- _Written instruction_:
Read the material below. Count the lines containing "this" and give that count alone.
[Begin Dataset records]
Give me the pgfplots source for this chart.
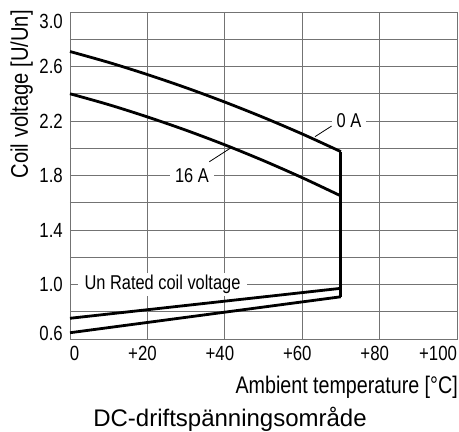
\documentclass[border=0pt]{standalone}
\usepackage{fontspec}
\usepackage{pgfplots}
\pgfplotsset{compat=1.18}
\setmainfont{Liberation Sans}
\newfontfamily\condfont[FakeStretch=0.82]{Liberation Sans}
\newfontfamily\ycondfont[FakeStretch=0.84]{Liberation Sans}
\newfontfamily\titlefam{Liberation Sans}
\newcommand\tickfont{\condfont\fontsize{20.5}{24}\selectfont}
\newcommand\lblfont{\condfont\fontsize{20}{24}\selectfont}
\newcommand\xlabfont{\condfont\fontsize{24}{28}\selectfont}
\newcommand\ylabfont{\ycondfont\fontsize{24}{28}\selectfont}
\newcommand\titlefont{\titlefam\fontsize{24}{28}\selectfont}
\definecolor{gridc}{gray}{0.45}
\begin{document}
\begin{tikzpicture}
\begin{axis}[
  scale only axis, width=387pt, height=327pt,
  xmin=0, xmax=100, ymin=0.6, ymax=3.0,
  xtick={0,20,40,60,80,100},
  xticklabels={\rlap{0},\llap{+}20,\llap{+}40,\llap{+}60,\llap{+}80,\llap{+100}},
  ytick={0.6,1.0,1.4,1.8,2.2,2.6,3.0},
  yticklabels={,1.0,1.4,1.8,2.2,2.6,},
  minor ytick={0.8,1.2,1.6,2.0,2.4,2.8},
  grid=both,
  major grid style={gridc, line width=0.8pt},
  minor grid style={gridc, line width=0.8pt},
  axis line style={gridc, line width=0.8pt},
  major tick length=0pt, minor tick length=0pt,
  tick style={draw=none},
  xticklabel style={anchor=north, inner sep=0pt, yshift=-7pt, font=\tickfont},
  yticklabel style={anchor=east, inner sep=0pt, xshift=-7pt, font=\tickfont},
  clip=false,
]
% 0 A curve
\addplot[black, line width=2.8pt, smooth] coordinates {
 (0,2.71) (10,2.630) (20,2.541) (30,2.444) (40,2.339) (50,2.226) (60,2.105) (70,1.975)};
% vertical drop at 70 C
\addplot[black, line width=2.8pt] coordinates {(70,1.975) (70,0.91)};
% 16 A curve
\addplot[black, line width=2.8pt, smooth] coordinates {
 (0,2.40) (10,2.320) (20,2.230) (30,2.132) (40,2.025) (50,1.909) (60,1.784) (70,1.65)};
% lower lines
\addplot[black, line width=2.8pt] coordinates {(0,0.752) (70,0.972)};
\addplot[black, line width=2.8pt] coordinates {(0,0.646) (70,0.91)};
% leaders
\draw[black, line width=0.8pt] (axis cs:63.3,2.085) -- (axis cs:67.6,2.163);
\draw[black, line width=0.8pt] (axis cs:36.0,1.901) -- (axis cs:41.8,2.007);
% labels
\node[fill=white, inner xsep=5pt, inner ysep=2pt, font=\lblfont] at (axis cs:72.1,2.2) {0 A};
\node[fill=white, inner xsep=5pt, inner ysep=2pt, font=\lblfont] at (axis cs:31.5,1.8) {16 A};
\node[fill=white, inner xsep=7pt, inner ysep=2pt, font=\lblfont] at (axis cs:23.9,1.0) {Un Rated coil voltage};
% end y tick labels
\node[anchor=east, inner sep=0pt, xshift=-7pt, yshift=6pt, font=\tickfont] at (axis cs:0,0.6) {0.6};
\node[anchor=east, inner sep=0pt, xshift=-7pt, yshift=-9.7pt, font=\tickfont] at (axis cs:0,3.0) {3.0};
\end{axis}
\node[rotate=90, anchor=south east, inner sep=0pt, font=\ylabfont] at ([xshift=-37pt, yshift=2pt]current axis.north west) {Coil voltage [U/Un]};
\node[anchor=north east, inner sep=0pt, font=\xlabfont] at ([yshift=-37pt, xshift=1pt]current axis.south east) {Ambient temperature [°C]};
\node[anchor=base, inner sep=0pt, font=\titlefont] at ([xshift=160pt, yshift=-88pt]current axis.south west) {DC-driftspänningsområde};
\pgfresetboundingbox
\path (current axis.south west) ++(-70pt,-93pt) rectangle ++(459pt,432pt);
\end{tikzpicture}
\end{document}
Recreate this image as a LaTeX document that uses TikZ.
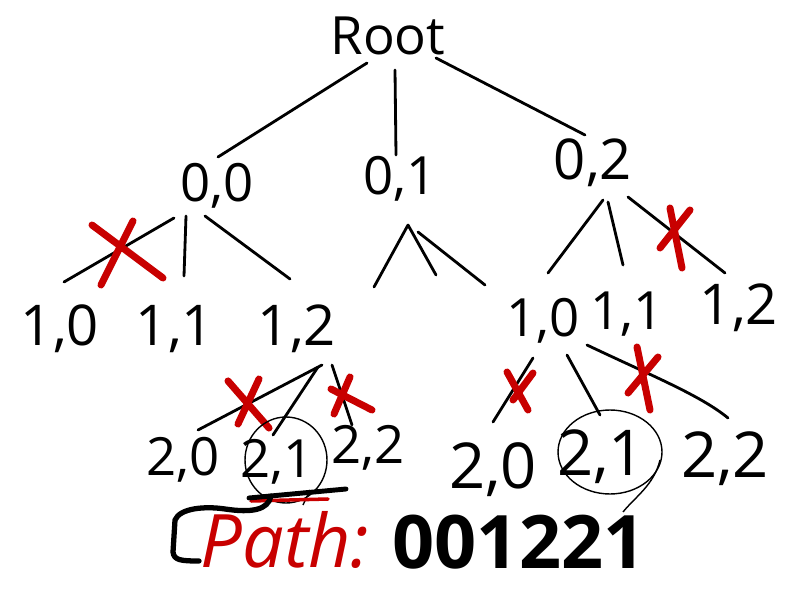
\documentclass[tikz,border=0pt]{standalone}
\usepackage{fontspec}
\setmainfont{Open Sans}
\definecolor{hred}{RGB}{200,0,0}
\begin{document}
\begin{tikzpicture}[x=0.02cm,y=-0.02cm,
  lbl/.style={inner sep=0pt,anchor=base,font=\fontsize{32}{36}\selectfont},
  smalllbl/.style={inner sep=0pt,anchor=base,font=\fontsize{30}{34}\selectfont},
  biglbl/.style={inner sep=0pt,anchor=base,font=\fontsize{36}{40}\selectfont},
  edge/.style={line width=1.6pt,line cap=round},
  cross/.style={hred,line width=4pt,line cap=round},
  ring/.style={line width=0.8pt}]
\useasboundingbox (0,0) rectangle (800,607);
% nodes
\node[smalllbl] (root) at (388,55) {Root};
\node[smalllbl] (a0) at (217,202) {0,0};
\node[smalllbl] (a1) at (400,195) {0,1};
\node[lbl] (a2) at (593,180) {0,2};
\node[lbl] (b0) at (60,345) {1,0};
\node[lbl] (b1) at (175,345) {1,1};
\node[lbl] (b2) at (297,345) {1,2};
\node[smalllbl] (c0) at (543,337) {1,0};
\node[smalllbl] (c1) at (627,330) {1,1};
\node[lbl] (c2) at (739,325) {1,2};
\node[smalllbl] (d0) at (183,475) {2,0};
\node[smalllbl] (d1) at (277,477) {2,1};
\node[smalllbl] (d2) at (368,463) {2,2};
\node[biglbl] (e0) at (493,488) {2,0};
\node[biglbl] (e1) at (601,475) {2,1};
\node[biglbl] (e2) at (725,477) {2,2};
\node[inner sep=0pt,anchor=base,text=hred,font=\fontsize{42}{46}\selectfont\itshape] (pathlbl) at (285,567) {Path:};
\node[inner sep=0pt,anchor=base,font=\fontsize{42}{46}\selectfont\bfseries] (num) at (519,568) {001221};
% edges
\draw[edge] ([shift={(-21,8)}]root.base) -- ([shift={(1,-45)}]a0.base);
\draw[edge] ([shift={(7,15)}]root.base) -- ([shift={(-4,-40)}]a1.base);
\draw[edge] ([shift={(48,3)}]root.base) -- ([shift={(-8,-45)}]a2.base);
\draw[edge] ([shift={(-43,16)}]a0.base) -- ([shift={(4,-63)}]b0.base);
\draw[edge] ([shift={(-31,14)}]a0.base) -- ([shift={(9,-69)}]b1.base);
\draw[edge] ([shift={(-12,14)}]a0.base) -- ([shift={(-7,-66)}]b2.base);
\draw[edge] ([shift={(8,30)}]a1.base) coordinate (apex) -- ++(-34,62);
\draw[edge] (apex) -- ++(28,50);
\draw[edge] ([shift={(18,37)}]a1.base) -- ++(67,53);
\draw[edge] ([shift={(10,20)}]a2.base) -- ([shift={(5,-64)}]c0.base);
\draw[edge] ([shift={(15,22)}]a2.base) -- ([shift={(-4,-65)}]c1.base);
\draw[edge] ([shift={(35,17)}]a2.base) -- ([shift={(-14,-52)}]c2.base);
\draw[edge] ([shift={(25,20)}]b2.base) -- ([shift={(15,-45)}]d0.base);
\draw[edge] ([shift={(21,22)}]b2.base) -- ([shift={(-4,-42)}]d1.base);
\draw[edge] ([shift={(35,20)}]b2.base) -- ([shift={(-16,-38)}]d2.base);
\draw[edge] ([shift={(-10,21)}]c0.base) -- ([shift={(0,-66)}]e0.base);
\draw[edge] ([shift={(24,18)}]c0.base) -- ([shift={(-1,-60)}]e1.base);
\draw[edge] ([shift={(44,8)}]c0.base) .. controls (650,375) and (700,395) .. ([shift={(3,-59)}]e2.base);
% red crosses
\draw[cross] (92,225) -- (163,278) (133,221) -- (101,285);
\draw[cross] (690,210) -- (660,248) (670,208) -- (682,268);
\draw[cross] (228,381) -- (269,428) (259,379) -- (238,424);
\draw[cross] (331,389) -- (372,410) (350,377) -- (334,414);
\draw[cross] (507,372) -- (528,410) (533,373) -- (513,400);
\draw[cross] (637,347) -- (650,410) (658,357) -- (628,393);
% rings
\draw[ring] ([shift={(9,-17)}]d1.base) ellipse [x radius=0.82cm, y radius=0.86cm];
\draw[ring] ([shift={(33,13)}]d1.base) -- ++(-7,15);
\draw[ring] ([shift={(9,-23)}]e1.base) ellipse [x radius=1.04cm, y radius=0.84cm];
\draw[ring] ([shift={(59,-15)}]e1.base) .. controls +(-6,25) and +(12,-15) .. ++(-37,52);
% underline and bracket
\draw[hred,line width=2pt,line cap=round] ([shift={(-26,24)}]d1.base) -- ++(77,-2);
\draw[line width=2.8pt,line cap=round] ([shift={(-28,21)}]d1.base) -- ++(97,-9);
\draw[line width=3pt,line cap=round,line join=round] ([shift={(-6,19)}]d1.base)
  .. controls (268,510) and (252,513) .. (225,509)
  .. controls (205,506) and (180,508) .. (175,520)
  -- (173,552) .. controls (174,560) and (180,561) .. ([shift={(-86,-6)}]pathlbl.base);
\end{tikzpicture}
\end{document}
[End Dataset records]
- _The solution_:
2